This is a dish of sweetly stewed fennel in a simple, rustic frittata. You could serve this as part of an antipasto or as an easy lunch or a light dinner, perhaps paired with a leafy salad and some good, crusty Tuscan bread.
- Fennel 1 large bulb, about 500 g
- Extra Virgin Olive Oil 2 Tbs
- Eggs 4, beaten
- Parmesan Cheese 35 g, finely grated
- Trim the fennel by chopping the tops and bottom off (reserving any green fronds for garnish) and cut the bulb roughly into eights. Place in a saucepan of cold water with a pinch of salt. Bring to the boil and cook the fennel for about 15 minutes or until tender. Drain and let it cool.

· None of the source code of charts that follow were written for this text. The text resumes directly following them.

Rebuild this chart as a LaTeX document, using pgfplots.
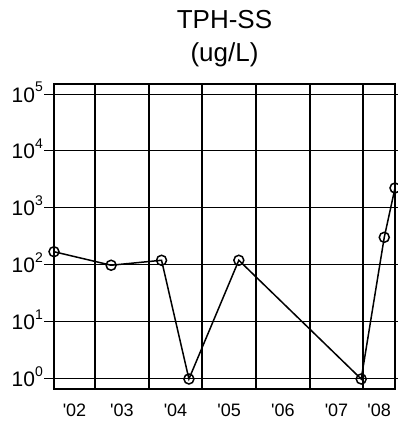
\documentclass[border=0pt]{standalone}
\usepackage{fontspec}
\setmainfont{Liberation Sans}
\usepackage{pgfplots}
\pgfplotsset{compat=1.18}
\newcommand{\pw}[1]{10\raisebox{10.6bp}{\fontsize{14bp}{14bp}\selectfont #1}}
\newcommand{\yr}[1]{\textquotesingle#1}
\begin{document}
\begin{tikzpicture}
\useasboundingbox (-54bp,-36bp) rectangle (344bp,389bp);
\begin{axis}[
 at={(0,0)}, anchor=south west, scale only axis, width=341bp, height=305bp,
 ymode=log, xmin=2002.236, xmax=2008.59, ymin=0.6675, ymax=149800,
 axis line style={line width=1.6bp},
 ytick={1,10,100,1000,10000,100000},
 yticklabels={\pw{0},\pw{1},\pw{2},\pw{3},\pw{4},\pw{5}},
 yminorticks=false,
 yticklabel style={font=\fontsize{21bp}{21bp}\selectfont, anchor=base east, inner sep=0pt, xshift=-1bp, yshift=-8bp},
 ymajorgrids, major grid style={black},
 x grid style={black, line width=1.7bp},
 y grid style={black, line width=1bp},
 tick align=outside, major tick length=10bp, tick style={black, line width=1bp},
 xtick={2002.618,2003.5,2004.5,2005.5,2006.5,2007.5,2008.295},
 xticklabels={\yr{02},\yr{03},\yr{04},\yr{05},\yr{06},\yr{07},\yr{08}},
 xticklabel style={font=\fontsize{18bp}{18bp}\selectfont, anchor=base, inner sep=0pt, yshift=-17.5bp},
 xtick style={draw=none},
 extra x ticks={2003,2004,2005,2006,2007,2008},
 extra x tick labels={},
 extra x tick style={grid=major, tick style={draw=none}},
 clip=false,
]
\addplot[black, line width=1.5bp, mark=o, mark size=5bp, mark options={line width=1.5bp}] coordinates {
(2002.236,171) (2003.30,99) (2004.24,121) (2004.75,1) (2005.68,121) (2007.96,1) (2008.39,306) (2008.59,2244)
};
\end{axis}
\node[font=\fontsize{26bp}{26bp}\selectfont, anchor=base, inner sep=0pt] at (170.5bp,360bp) {TPH-SS};
\node[font=\fontsize{26bp}{26bp}\selectfont, anchor=base, inner sep=0pt] at (170.5bp,327bp) {(ug/L)};
\end{tikzpicture}
\end{document}
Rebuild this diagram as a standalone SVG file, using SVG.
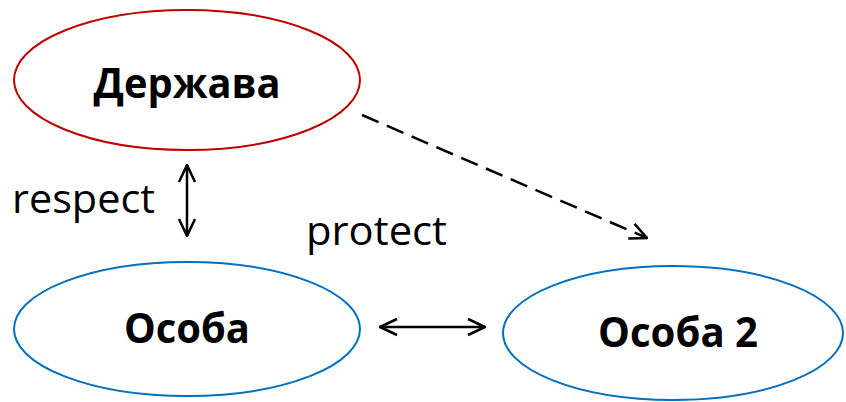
<svg xmlns="http://www.w3.org/2000/svg" width="846" height="402" viewBox="0 0 846 402">
<defs>
<style>
.node{fill:#fff;stroke-width:2}
.red{stroke:#c00000}
.blue{stroke:#0070c0}
.lbl{font-family:"Open Sans","Liberation Sans",sans-serif;font-weight:bold;font-size:41px;fill:#000;text-anchor:middle}
.edge{font-family:"Open Sans","Liberation Sans",sans-serif;font-size:40px;fill:#000}
.conn{stroke:#000;stroke-width:2.5;fill:none}
</style>
<marker id="ah2" viewBox="0 0 20 20" refX="19" refY="10" markerWidth="20" markerHeight="20" markerUnits="userSpaceOnUse" orient="auto-start-reverse">
<path d="M2,2 L19,10 L2,18" fill="none" stroke="#000" stroke-width="2.5"/>
</marker>
</defs>
<rect width="846" height="402" fill="#fff"/>
<g id="derzhava">
<ellipse class="node red" cx="187" cy="80" rx="173" ry="70"/>
<text class="lbl" x="187" y="98" textLength="187" lengthAdjust="spacingAndGlyphs">Держава</text>
</g>
<g id="osoba">
<ellipse class="node blue" cx="187" cy="329" rx="173" ry="67"/>
<text class="lbl" x="187" y="343" textLength="126" lengthAdjust="spacingAndGlyphs">Особа</text>
</g>
<g id="osoba2">
<ellipse class="node blue" cx="673" cy="333" rx="170" ry="67"/>
<text class="lbl" x="678" y="347" textLength="160" lengthAdjust="spacingAndGlyphs">Особа 2</text>
</g>
<g id="connectors">
<line class="conn" x1="187" y1="165" x2="187" y2="236" marker-start="url(#ah2)" marker-end="url(#ah2)"/>
<line class="conn" x1="380" y1="327" x2="485" y2="327" marker-start="url(#ah2)" marker-end="url(#ah2)"/>
<line class="conn" x1="362" y1="115" x2="647" y2="238" stroke-dasharray="18,9" marker-end="url(#ah2)"/>
<text class="edge" x="12" y="213" textLength="143" lengthAdjust="spacingAndGlyphs">respect</text>
<text class="edge" x="306" y="245" textLength="141" lengthAdjust="spacingAndGlyphs">protect</text>
</g>
</svg>
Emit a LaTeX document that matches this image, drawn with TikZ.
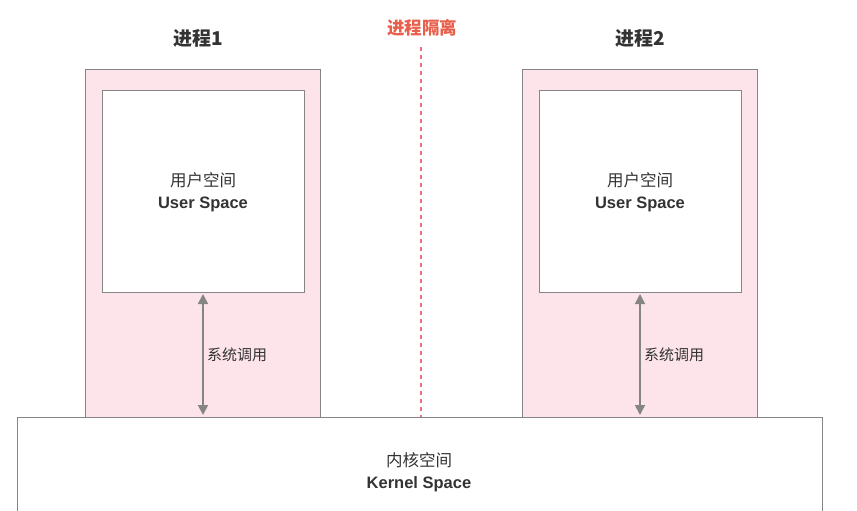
\documentclass[tikz,border=0pt]{standalone}
\usepackage{fontspec}
\setmainfont{Liberation Sans}
\newfontfamily\cjk{Noto Sans CJK SC}
\usetikzlibrary{arrows.meta}
\definecolor{pinkfill}{HTML}{FCE4EA}
\definecolor{boxline}{HTML}{858585}
\definecolor{txt}{HTML}{333333}
\definecolor{redtxt}{HTML}{E8604C}
\definecolor{dashred}{HTML}{E8707F}
\tikzset{
  procbox/.style={draw=boxline, line width=1.3pt, fill=pinkfill, minimum width=235pt, minimum height=348pt, inner sep=0pt},
  userbox/.style={draw=boxline, line width=1.3pt, fill=white, minimum width=202pt, minimum height=202pt, inner sep=0pt},
  kernbox/.style={draw=boxline, line width=1.3pt, fill=white, minimum width=805pt, minimum height=130pt, inner sep=0pt},
  title/.style={text=txt, font=\cjk\bfseries\fontsize{19}{22}\selectfont},
  syscall/.style={draw=boxline, line width=1.8pt, {Triangle[length=10pt,width=10pt]}-{Triangle[length=10pt,width=10pt]}},
  lbl/.style={text=txt, font=\cjk\fontsize{15}{18}\selectfont},
  spacetxt/.style={text=txt, align=center, font=\fontsize{16.5}{22}\selectfont}
}
\begin{document}
\begin{tikzpicture}[x=1pt,y=-1pt]
\useasboundingbox[fill=white] (0,0) rectangle (857,511);
% process boxes
\node[procbox, anchor=north west] (p1) at (85,69) {};
\node[procbox, anchor=north west] (p2) at (522,69) {};
\node[userbox, anchor=north west] (u1) at (102,90) {};
\node[userbox, anchor=north west] (u2) at (539,90) {};
\node[spacetxt] (ut1) at (203,192) {{\cjk 用户空间}\\ \bfseries User Space};
\node[spacetxt] (ut2) at (640,192) {{\cjk 用户空间}\\ \bfseries User Space};
% kernel
\node[kernbox, anchor=north west] (k) at (17,417) {};
\node[spacetxt] (kt) at (419,472) {{\cjk 内核空间}\\ \bfseries Kernel Space};
% titles
\node[title] (t1) at (198,38) {进程1};
\node[title] (t2) at (640,38) {进程2};
\node[text=redtxt, font=\cjk\bfseries\fontsize{17.5}{20}\selectfont] (iso) at (422,28) {进程隔离};
% dashed separator
\coordinate (dtop) at (421,47);
\coordinate (dbot) at (421,417);
\draw[dashred, line width=1.6pt, dash pattern=on 4pt off 4pt] (dtop) -- (dbot);
% syscall arrows
\coordinate (a1t) at (203,294);
\coordinate (a1b) at (203,415);
\coordinate (a2t) at (640,294);
\coordinate (a2b) at (640,415);
\draw[syscall] (a1t) -- (a1b);
\draw[syscall] (a2t) -- (a2b);
\node[lbl] (s1) at (237,355) {系统调用};
\node[lbl] (s2) at (674,355) {系统调用};
\end{tikzpicture}
\end{document}
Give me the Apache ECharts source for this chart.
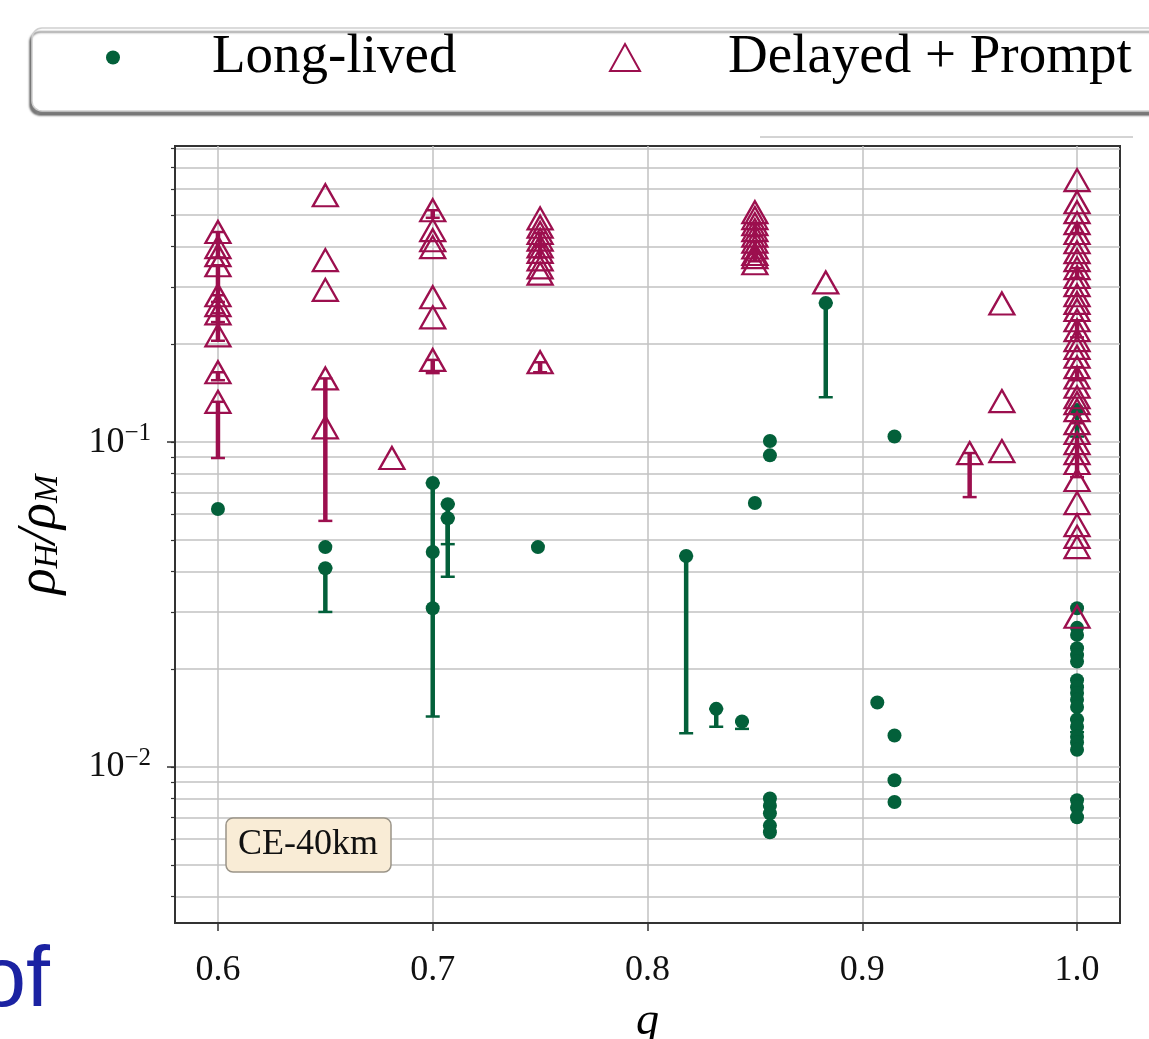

- Preheat the oven to 180°C.
- Gently heat the olive oil in a frying pan with a heatproof handle. Add the boiled fennel, season with salt and pepper, and pour over the egg, tipping the pan slightly to cover evenly. Sprinkle the cheese evenly over the top and continue to gently cook over a low heat until the eggs are mostly set.
- Finish the frittata in the oven for about 5 minutes or until the top of the frittata is cooked and the cheese melted. A nice little crust will form on top. If you don’t have a heatproof frying pan, leave it on the stove top but cover with a lid and cook for a further 5 minutes for a softer version.